Although your life experience should be central to this essay, you also need to consider how Georgia Tech can help you “further your entrepreneurial interests.” As with the first part of this prompt, you can think broadly here. “Entrepreneurial interests” don’t start and end with starting your own business; you might want to cultivate a sense of independence as an artist, or be prepared to advocate for yourself in the competitive world of local politics. Get creative, but be prepared to cite specific details about Georgia Tech! If you find that you are repeating points you already made in your Why essay, you might want to consider responding to another prompt.

We challenge our students to “be comfortable being uncomfortable”. Tell us about a time in high school that you felt outside of your comfort zone and the resolution.

We’re sensing a rule of three. Georgia Tech’s third option falls into a similar tradition as Common App prompt #3 and Coalition prompt #3. All of three ask you, in one way or another, to consider a time when you were the odd man out. If you’ve already tackled this question on one of the main application platforms, first of all, good for you. Second of all, you might want to pick a different prompt for your Georgia Tech application to avoid redundant storytelling.
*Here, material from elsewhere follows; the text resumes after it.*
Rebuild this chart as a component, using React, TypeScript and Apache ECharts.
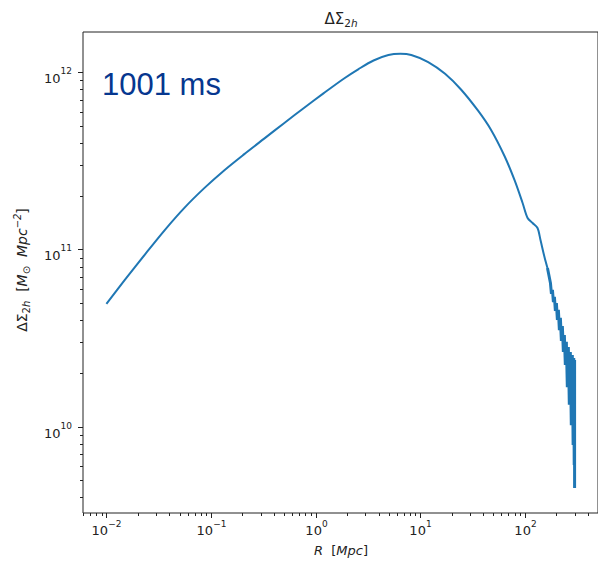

While Georgia’s prompt provides more specific parameters than the other two, it comes with similar challenges. Talking about discomfort can be, well, uncomfortable, and producing a coherent essay on this prompt requires a great deal of maturity and self-awareness. They ask you to describe not only an uncomfortable situation, but also its “resolution.” So, be prepared to tell your tale from start to finish; if you haven’t totally processed an experience, don’t feel obligated to share it. Clearly, we want you to approach this prompt with caution. That said, your high school experience is probably rife with experiences that made you squirm. What was your first public speaking experience like? Did you have an argument with an old friend that revealed how much you had grown apart over the years? Were you ever forced to justify a belief you once took for granted? You’re welcome to get personal and reflective, but we’d caution you to stay away from the “sex, drugs, and rock n roll” realm of your life. (But if you must, we do have a tutorial for that.)